◆ AVAILABLE RECORDS
━━━
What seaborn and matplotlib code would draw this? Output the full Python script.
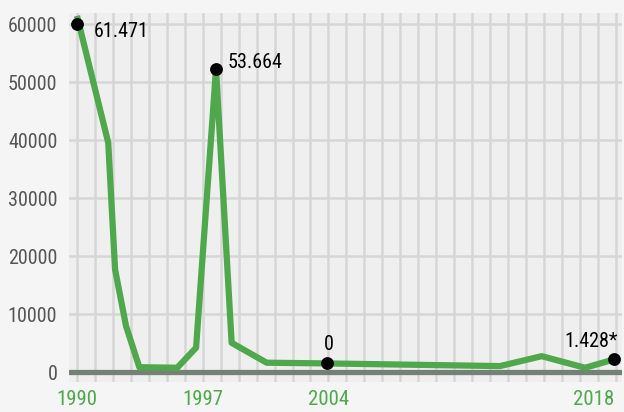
━━━
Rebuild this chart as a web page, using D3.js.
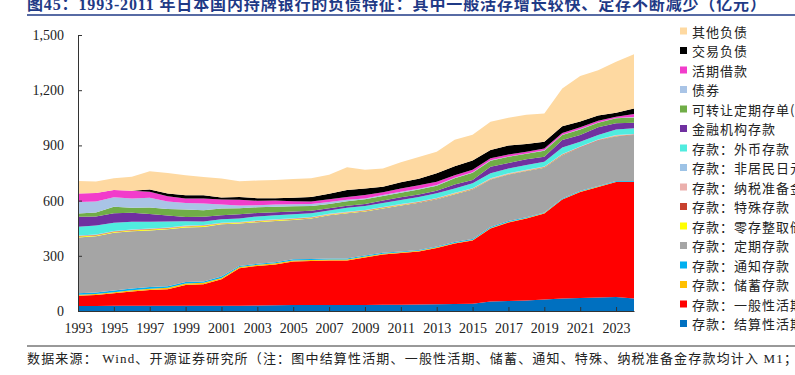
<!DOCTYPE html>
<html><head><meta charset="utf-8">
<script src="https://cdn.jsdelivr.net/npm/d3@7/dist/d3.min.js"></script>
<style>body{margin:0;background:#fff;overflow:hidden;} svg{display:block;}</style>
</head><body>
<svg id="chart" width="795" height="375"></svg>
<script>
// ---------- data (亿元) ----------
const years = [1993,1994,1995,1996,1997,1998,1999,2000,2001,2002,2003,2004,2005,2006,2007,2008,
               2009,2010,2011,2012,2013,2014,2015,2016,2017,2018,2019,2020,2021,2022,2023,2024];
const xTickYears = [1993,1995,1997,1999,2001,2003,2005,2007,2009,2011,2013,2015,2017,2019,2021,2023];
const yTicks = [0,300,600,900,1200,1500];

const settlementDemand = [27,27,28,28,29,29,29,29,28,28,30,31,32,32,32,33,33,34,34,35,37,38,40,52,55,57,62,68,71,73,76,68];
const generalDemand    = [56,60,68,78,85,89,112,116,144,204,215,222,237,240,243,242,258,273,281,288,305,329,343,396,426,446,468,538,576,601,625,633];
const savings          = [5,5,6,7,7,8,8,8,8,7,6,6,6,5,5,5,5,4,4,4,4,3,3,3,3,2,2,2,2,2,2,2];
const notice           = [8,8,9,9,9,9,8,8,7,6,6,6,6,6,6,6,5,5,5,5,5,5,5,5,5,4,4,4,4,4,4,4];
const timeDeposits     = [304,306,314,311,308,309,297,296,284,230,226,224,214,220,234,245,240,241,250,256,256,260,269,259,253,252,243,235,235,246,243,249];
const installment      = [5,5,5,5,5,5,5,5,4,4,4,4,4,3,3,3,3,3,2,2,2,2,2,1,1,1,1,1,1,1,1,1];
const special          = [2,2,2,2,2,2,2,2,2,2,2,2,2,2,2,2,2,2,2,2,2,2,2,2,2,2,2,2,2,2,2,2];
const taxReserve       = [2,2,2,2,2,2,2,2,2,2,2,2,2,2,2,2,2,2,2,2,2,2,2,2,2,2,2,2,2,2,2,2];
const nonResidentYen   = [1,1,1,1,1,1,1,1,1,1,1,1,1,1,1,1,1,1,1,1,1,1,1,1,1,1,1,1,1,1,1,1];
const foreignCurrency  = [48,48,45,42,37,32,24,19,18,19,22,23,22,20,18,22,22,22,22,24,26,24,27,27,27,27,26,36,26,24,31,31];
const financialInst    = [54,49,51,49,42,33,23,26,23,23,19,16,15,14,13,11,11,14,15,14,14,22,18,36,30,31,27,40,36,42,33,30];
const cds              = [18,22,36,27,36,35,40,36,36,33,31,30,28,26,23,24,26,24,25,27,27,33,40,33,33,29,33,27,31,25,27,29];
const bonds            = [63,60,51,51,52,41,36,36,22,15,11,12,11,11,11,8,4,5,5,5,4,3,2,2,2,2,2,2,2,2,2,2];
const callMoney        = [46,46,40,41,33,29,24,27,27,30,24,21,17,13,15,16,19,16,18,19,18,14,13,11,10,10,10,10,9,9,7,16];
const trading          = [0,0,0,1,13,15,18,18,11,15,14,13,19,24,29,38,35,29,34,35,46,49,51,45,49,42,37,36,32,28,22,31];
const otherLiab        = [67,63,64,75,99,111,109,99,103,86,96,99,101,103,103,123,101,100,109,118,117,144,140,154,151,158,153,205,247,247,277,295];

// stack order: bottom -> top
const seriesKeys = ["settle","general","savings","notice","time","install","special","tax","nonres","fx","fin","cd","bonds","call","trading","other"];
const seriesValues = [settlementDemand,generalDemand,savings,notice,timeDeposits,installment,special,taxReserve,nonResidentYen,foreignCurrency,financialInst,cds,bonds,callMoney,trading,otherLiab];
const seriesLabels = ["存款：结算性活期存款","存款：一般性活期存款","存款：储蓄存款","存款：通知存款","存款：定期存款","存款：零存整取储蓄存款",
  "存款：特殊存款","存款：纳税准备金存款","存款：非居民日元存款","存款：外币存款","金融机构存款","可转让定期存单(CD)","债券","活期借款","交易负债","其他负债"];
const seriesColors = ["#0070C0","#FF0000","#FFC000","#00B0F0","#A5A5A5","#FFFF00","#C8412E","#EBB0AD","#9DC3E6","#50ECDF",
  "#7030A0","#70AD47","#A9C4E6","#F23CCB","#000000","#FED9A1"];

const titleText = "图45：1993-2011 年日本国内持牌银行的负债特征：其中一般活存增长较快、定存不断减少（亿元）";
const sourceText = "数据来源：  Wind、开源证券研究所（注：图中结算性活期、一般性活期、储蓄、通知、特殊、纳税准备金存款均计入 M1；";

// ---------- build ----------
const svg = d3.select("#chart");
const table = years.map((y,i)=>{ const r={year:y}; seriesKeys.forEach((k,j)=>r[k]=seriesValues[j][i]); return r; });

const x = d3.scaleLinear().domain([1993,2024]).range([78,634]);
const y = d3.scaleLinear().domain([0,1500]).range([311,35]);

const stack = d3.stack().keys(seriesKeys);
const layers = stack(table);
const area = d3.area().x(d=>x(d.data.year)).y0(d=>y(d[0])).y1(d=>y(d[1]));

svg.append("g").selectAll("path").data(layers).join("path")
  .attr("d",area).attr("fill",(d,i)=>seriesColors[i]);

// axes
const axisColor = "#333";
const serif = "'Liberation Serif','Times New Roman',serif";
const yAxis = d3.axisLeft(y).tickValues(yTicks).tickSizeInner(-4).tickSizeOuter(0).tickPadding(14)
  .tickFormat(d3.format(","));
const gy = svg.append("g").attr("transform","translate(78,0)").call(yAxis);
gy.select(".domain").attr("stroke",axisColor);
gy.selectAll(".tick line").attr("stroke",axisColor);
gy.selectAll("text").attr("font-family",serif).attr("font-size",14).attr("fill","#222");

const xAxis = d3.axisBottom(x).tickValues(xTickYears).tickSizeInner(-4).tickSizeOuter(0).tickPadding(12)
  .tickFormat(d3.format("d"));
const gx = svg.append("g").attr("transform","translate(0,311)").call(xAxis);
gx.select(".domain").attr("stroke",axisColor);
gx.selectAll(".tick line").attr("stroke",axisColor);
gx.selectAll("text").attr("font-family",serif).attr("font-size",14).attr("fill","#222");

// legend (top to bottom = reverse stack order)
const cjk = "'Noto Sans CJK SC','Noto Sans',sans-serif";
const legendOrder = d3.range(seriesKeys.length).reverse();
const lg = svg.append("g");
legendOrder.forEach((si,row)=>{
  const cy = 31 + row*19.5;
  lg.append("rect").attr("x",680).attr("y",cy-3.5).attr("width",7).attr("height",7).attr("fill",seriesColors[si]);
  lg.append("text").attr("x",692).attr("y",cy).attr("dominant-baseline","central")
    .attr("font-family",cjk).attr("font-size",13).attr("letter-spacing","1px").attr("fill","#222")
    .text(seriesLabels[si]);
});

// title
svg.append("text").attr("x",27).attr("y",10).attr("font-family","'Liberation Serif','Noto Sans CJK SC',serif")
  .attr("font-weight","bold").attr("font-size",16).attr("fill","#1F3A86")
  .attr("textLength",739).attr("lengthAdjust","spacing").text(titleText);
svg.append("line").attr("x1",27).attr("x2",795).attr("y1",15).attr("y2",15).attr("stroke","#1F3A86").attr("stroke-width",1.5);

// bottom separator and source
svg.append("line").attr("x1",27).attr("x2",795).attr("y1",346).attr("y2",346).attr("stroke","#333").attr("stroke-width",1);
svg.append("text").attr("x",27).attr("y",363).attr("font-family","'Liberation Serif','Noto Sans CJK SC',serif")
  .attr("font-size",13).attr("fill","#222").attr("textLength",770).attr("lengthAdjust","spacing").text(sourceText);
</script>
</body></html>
━━━
◆ REQUIRED WORK
Copy every line of the listing that includes the string "chart".

◆ SOLUTION TO THE EXERCISE
Rebuild this chart as a web page, using D3.js.
<svg id="chart" width="795" height="375"></svg>
const svg = d3.select("#chart");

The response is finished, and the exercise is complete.